Some years ago I had the wonderful experience of being invited to the International Poetry Festival in Medellin, Colombia, probably the most extraordinary poetry festival in the world. In the amphitheatre where the opening event is held, there must have been as many as 15,000 people, and I think I understood what a rock and roll singer experiences. All the events for this festival were packed out, most are held in the open air in Medellin's extremely agreeable climate, and late at night, in this city of drug barons and gangs, there was a feeling of poetry reclaiming the streets. The sheer numbers of people turning up to the events meant that dark squares suddenly became inviting and unthreatening. I had been paired one evening with a Jamaican reggae poet, and my request to go first was granted. However, there was some trouble in the crowd, and the organisers put the reggae poet on first. He soon had the audience clapping along and half-singing. How the hell am I going to follow this, I thought. I slipped off the platform and downed half a bottle of Chilean red wine, then went back up to do my stint with all cylinders primed. The Indian poet who was sitting next to me said he'd never heard anyone read with such passion.
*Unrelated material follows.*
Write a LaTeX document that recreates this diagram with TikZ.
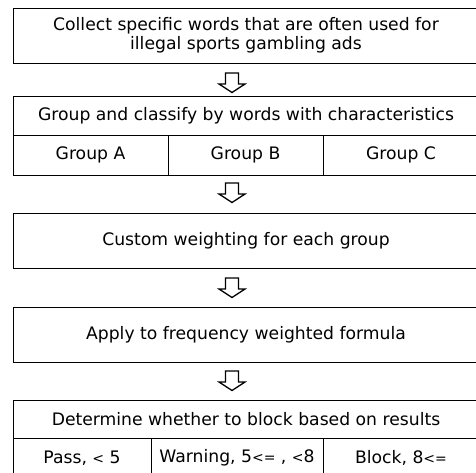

There are certain basic rules for a poetry reading that you depart from at your peril. Time-keeping is important, so I have a fob watch with a large white face, easy to see at a distance. A prominent clock at a venue is always helpful. The audience, I think, doesn't want to see you consulting your wrist watch, and it's very awkward if the reader asks the organiser in the middle of the reading: 'How much time have I got?' (My reply would be: 'You're finished' - unfortunately, most organisers are far too polite.) Sometimes I'll announce the number of poems I'm going to read beforehand, but mostly not. I usually tell the audience when I have reached the final poem. I make a list of the poems I want to read, with the page numbers. Nothing is more irritating than to watch a reader flicking endlessly back and forth through a book while either trying to decide what to read, or simply hunting for an unfindable poem. I may or may not have an introduction for each poem; some poems seem to require a little background. Often the interpolation of a brief chat between each item gives the audience a little respite from concentration. However, I have seen poets allot fifteen minutes to the introduction of a four-line poem. You need to have a strict throttle control on your gab.

At the end of a reading, I usually feel I haven't acquitted myself very well. The writing of a poem, almost any poem, holds a complexity one had best close one's eyes to. (Most firmly do close their eyes.) Read aloud, the words given, as it were, plastic form (well, acoustic form, anyway) exemplify their deficiencies. If the audience reacts approvingly to what I've have delivered, I have a feeling it may be due to some inappropriate touches of showmanship I have inserted into my renditions. Poetry is not a matter of showing off.  But of course it is a show, and that is the problem. I think it's the intimate nature of poetry itself that gives rise to these doubts. A certain decorum needs to prevail in the poetry parlour, and the reader aloud has a duty to realise the lines on the page with absolute honesty. The meretricious is always with us (as well as the simply incompetent), and for some people Being The Poet is more important than Reading The Poem. That, I think, is what once gave rise to this reaction, from Flann O'Brien:

I was once acquainted with a man who found himself by some ill chance at a verse-speaking bout. Without a word he hurried outside and tore his face off. Just that. He inserted three fingers into his mouth, caught his left cheek in a frenzied grip and ripped the whole thning off. When it was found, flung in a corner under an old sink, it bore the simple dignified expression of the honest man who finds self-extinction the only course compatible with honour.